** start **

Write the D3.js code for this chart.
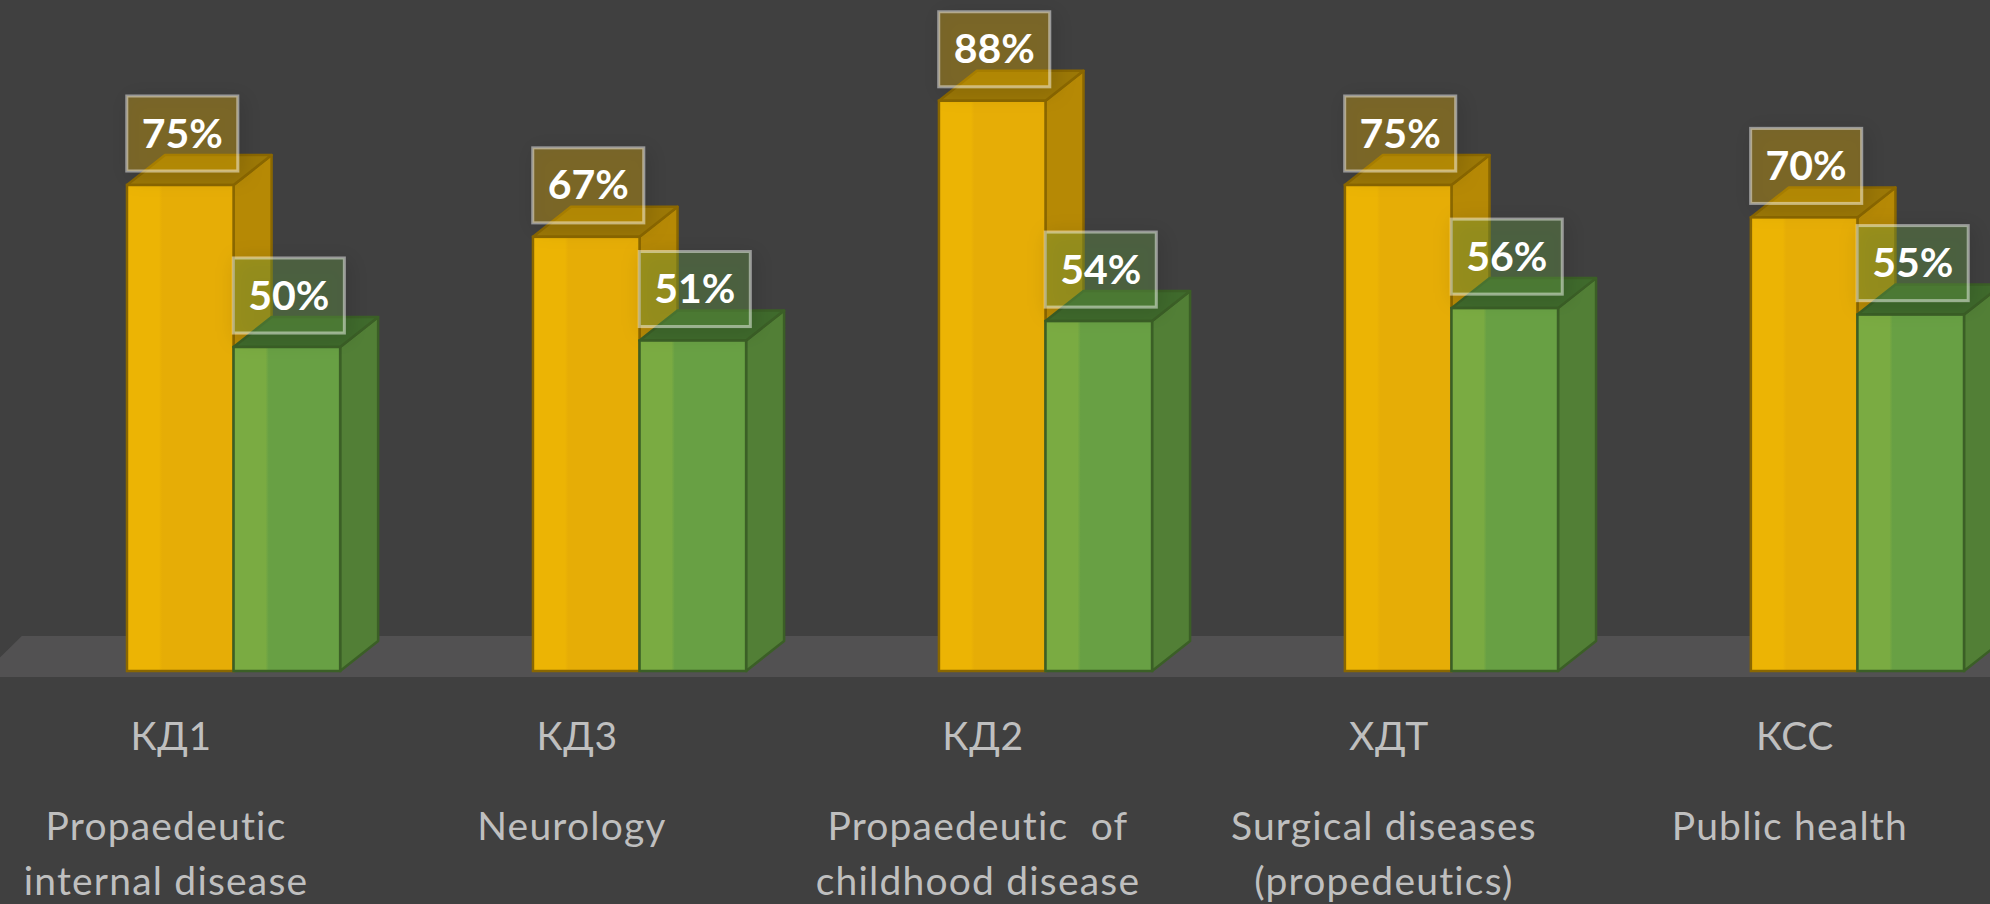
<!DOCTYPE html>
<html>
<head>
<meta charset="utf-8">
<script src="https://cdn.jsdelivr.net/npm/d3@7"></script>
<style>
  html, body { margin: 0; padding: 0; background: #404040; overflow: hidden; }
  #chart { width: 1990px; height: 904px; }
</style>
</head>
<body>
<div id="chart"></div>
<script>
// data
const codes = ["КД1", "КД3", "КД2", "ХДТ", "КСС"];
const subjects = [
    ["Propaedeutic", "internal disease"],
    ["Neurology"],
    ["Propaedeutic  of", "childhood disease"],
    ["Surgical diseases", "(propedeutics)"],
    ["Public health"]
];
const seriesKeys = ["first", "second"];
const firstValues = [0.75, 0.67, 0.88, 0.75, 0.70];
const secondValues = [0.50, 0.51, 0.54, 0.56, 0.55];

const width = 1990, height = 904;
const depthX = 38, depthY = 30; // 3d offset of bar tops/sides

const colors = {
    first: { front: "#e6ad06", light: "#ecb404", side: "#b68905", top: "#9c7806", stroke: "#8a6700" },
    second: { front: "#68a044", light: "#7aab42", side: "#527f36", top: "#3f6a2c", stroke: "#3b5f26" }
};

const svg = d3.select("#chart").append("svg")
    .attr("width", width)
    .attr("height", height)
    .style("font-family", "Lato, 'Open Sans', sans-serif");

svg.append("rect").attr("width", width).attr("height", height).attr("fill", "#404040");

const defs = svg.append("defs");
seriesKeys.forEach(k => {
    const g = defs.append("linearGradient").attr("id", "grad-" + k).attr("x1", 0).attr("x2", 1).attr("y1", 0).attr("y2", 0);
    g.append("stop").attr("offset", 0).attr("stop-color", colors[k].light);
    g.append("stop").attr("offset", 0.3).attr("stop-color", colors[k].light);
    g.append("stop").attr("offset", 0.33).attr("stop-color", colors[k].front);
    g.append("stop").attr("offset", 1).attr("stop-color", colors[k].front);
});
const shadow = defs.append("filter").attr("id", "shadow").attr("x", -0.5).attr("y", -0.5).attr("width", 2).attr("height", 2);
shadow.append("feDropShadow").attr("dx", 4).attr("dy", 4).attr("stdDeviation", 10)
    .attr("flood-color", "#000").attr("flood-opacity", 0.35);

// scales
const x = d3.scaleBand()
    .domain(codes)
    .range([127, 1964])
    .paddingInner(0.475)
    .paddingOuter(0);

const xInner = d3.scaleBand()
    .domain(seriesKeys)
    .range([0, x.bandwidth()]);

const y = d3.scaleLinear().domain([0, 1]).range([671, 23]);

// floor
const floorTop = y(0) - 35, floorBottom = y(0) + 6;
svg.append("path")
    .attr("d", `M${-20},${floorBottom} L${-20 + depthX * 1.1},${floorTop} L${width},${floorTop} L${width},${floorBottom} Z`)
    .attr("fill", "#525152");

const rows = codes.map((c, i) => ({ code: c, first: firstValues[i], second: secondValues[i] }));

function drawBar(g, x0, w, v, key) {
    const y0 = y(0), y1 = y(v);
    const c = colors[key];
    // side
    g.append("path")
        .attr("d", `M${x0 + w},${y1} L${x0 + w + depthX},${y1 - depthY} L${x0 + w + depthX},${y0 - depthY} L${x0 + w},${y0} Z`)
        .attr("fill", c.side).attr("stroke", c.stroke).attr("stroke-width", 2.5).attr("stroke-linejoin", "round");
    // top
    g.append("path")
        .attr("d", `M${x0},${y1} L${x0 + depthX},${y1 - depthY} L${x0 + w + depthX},${y1 - depthY} L${x0 + w},${y1} Z`)
        .attr("fill", c.top).attr("stroke", c.stroke).attr("stroke-width", 2.5).attr("stroke-linejoin", "round");
    // front
    g.append("rect")
        .attr("x", x0).attr("y", y1)
        .attr("width", w).attr("height", y0 - y1)
        .attr("fill", `url(#grad-${key})`)
        .attr("stroke", c.stroke).attr("stroke-width", 2.5);
}

const bars = svg.append("g");
rows.forEach(d => {
    const g = bars.append("g");
    seriesKeys.forEach(k => {
        drawBar(g, x(d.code) + xInner(k), xInner.bandwidth(), d[k], k);
    });
});

// value labels
const boxW = 111, boxH = 75;
const labels = svg.append("g");
rows.forEach(d => {
    seriesKeys.forEach(k => {
        const cx = x(d.code) + xInner(k) + xInner.bandwidth() / 2 + 2;
        const bottom = y(d[k]) - 14;
        const lg = labels.append("g");
        lg.append("rect")
            .attr("x", cx - boxW / 2).attr("y", bottom - boxH)
            .attr("width", boxW).attr("height", boxH)
            .attr("fill", colors[k].front).attr("fill-opacity", 0.32)
            .attr("stroke", "#ffffff").attr("stroke-opacity", 0.45).attr("stroke-width", 3)
            .attr("filter", "url(#shadow)");
        lg.append("text")
            .attr("x", cx).attr("y", bottom - boxH / 2 + 14)
            .attr("text-anchor", "middle")
            .attr("fill", "#ffffff")
            .style("font-size", "41px").style("font-weight", "bold")
            .text(d3.format(".0%")(d[k]));
    });
});

// category codes
svg.append("g").selectAll("text")
    .data(codes)
    .join("text")
    .attr("x", c => x(c) + 44)
    .attr("y", 750)
    .attr("text-anchor", "middle")
    .attr("fill", "#bfbfbf")
    .style("font-size", "39px")
    .style("letter-spacing", "0.5px")
    .text(c => c);

// subject names
const subj = svg.append("g");
subjects.forEach((lines, i) => {
    const t = subj.append("text")
        .attr("x", x(codes[i]) + 39)
        .attr("y", 840)
        .attr("text-anchor", "middle")
        .attr("fill", "#bfbfbf")
        .style("font-size", "39px")
        .style("letter-spacing", "1.2px")
        .style("white-space", "pre");
    lines.forEach((l, j) => {
        t.append("tspan").attr("x", x(codes[i]) + 39).attr("dy", j === 0 ? 0 : 55).text(l);
    });
});
</script>
</body>
</html>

** end **

#### [THE REQUEST]
Write out each line of the data that holds the string "chart".

#### [TASK ANSWER]
Write the D3.js code for this chart.
  #chart { width: 1990px; height: 904px; }
<div id="chart"></div>
const svg = d3.select("#chart").append("svg")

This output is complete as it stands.